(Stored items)
==============================

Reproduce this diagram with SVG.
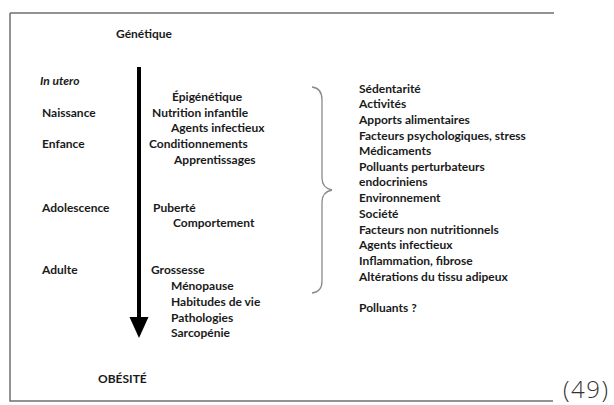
<svg xmlns="http://www.w3.org/2000/svg" width="614" height="405" viewBox="0 0 614 405">
<style>
text{font-family:Lato,"Open Sans","Liberation Sans",sans-serif;font-weight:bold;font-size:12px;fill:#1a1a1a}
.it{font-style:italic}
.frame{stroke:#6f6f6f;stroke-width:1.5;fill:none}
.brace{stroke:#8a8a8a;stroke-width:1.3;fill:none}
.ref{font-family:"Open Sans","Noto Sans",sans-serif;font-weight:300;font-size:24px;letter-spacing:1.5px;fill:#333}
</style>
<rect width="614" height="405" fill="#fff"/>
<g id="frame">
<path class="frame" d="M10,13 H554 M10,13 V401 H553"/>
</g>
<g id="connectors">
<line x1="139" y1="67" x2="139" y2="320" stroke="#000" stroke-width="4"/>
<polygon points="129.5,317 148.5,317 139,338" fill="#000"/>
<path class="brace" d="M312,87 Q322,88 322,100 V178 Q322,188 332,190 Q322,192 322,202 V281 Q322,292 312,293"/>
</g>
<g id="genetique"><text x="116" y="38">Génétique</text></g>
<g id="stages">
<text class="it" x="40" y="85">In utero</text>
<text x="42" y="117">Naissance</text>
<text x="42" y="148">Enfance</text>
<text x="42" y="212">Adolescence</text>
<text x="42" y="274">Adulte</text>
</g>
<g id="factors">
<text x="172" y="101">Épigénétique</text>
<text x="152" y="117">Nutrition infantile</text>
<text x="171" y="132">Agents infectieux</text>
<text x="149" y="148">Conditionnements</text>
<text x="174" y="164">Apprentissages</text>
<text x="153" y="212">Puberté</text>
<text x="173" y="227">Comportement</text>
<text x="151" y="274">Grossesse</text>
<text x="171" y="290">Ménopause</text>
<text x="171" y="306">Habitudes de vie</text>
<text x="171" y="322">Pathologies</text>
<text x="171" y="337">Sarcopénie</text>
</g>
<g id="obesite"><text x="98" y="383">OBÉSITÉ</text></g>
<g id="environment">
<text x="359" y="93">Sédentarité</text>
<text x="359" y="108">Activités</text>
<text x="359" y="124">Apports alimentaires</text>
<text x="359" y="140">Facteurs psychologiques, stress</text>
<text x="359" y="155">Médicaments</text>
<text x="359" y="171">Polluants perturbateurs</text>
<text x="359" y="186">endocriniens</text>
<text x="359" y="202">Environnement</text>
<text x="359" y="218">Société</text>
<text x="359" y="234">Facteurs non nutritionnels</text>
<text x="359" y="249">Agents infectieux</text>
<text x="359" y="265">Inflammation, fibrose</text>
<text x="359" y="281">Altérations du tissu adipeux</text>
<text x="359" y="312">Polluants ?</text>
</g>
<g id="reference"><text class="ref" x="563" y="398">(49)</text></g>
</svg>
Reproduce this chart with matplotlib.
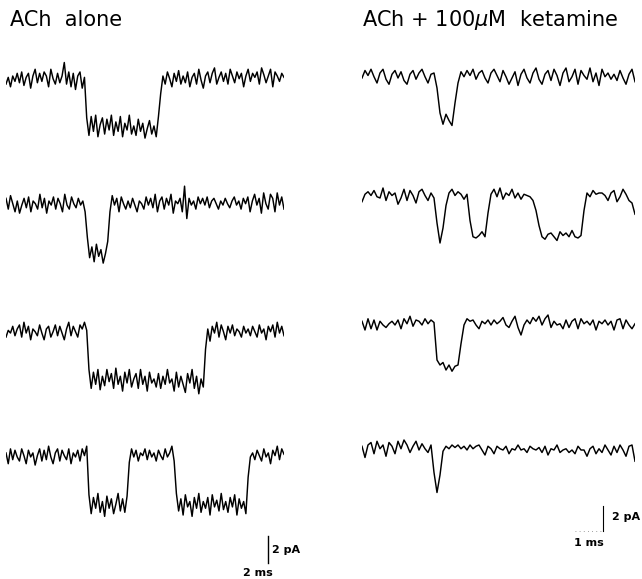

==============================

● What needs to be done
All of the entries above should be copied exactly, except for the pictures.

● Result of the exercise
Reproduce this diagram with SVG.
<svg xmlns="http://www.w3.org/2000/svg" width="614" height="405" viewBox="0 0 614 405">
<style>
text{font-family:Lato,"Open Sans","Liberation Sans",sans-serif;font-weight:bold;font-size:12px;fill:#1a1a1a}
.it{font-style:italic}
.frame{stroke:#6f6f6f;stroke-width:1.5;fill:none}
.brace{stroke:#8a8a8a;stroke-width:1.3;fill:none}
.ref{font-family:"Open Sans","Noto Sans",sans-serif;font-weight:300;font-size:24px;letter-spacing:1.5px;fill:#333}
</style>
<rect width="614" height="405" fill="#fff"/>
<g id="frame">
<path class="frame" d="M10,13 H554 M10,13 V401 H553"/>
</g>
<g id="connectors">
<line x1="139" y1="67" x2="139" y2="320" stroke="#000" stroke-width="4"/>
<polygon points="129.5,317 148.5,317 139,338" fill="#000"/>
<path class="brace" d="M312,87 Q322,88 322,100 V178 Q322,188 332,190 Q322,192 322,202 V281 Q322,292 312,293"/>
</g>
<g id="genetique"><text x="116" y="38">Génétique</text></g>
<g id="stages">
<text class="it" x="40" y="85">In utero</text>
<text x="42" y="117">Naissance</text>
<text x="42" y="148">Enfance</text>
<text x="42" y="212">Adolescence</text>
<text x="42" y="274">Adulte</text>
</g>
<g id="factors">
<text x="172" y="101">Épigénétique</text>
<text x="152" y="117">Nutrition infantile</text>
<text x="171" y="132">Agents infectieux</text>
<text x="149" y="148">Conditionnements</text>
<text x="174" y="164">Apprentissages</text>
<text x="153" y="212">Puberté</text>
<text x="173" y="227">Comportement</text>
<text x="151" y="274">Grossesse</text>
<text x="171" y="290">Ménopause</text>
<text x="171" y="306">Habitudes de vie</text>
<text x="171" y="322">Pathologies</text>
<text x="171" y="337">Sarcopénie</text>
</g>
<g id="obesite"><text x="98" y="383">OBÉSITÉ</text></g>
<g id="environment">
<text x="359" y="93">Sédentarité</text>
<text x="359" y="108">Activités</text>
<text x="359" y="124">Apports alimentaires</text>
<text x="359" y="140">Facteurs psychologiques, stress</text>
<text x="359" y="155">Médicaments</text>
<text x="359" y="171">Polluants perturbateurs</text>
<text x="359" y="186">endocriniens</text>
<text x="359" y="202">Environnement</text>
<text x="359" y="218">Société</text>
<text x="359" y="234">Facteurs non nutritionnels</text>
<text x="359" y="249">Agents infectieux</text>
<text x="359" y="265">Inflammation, fibrose</text>
<text x="359" y="281">Altérations du tissu adipeux</text>
<text x="359" y="312">Polluants ?</text>
</g>
<g id="reference"><text class="ref" x="563" y="398">(49)</text></g>
</svg>
Reproduce this chart with matplotlib.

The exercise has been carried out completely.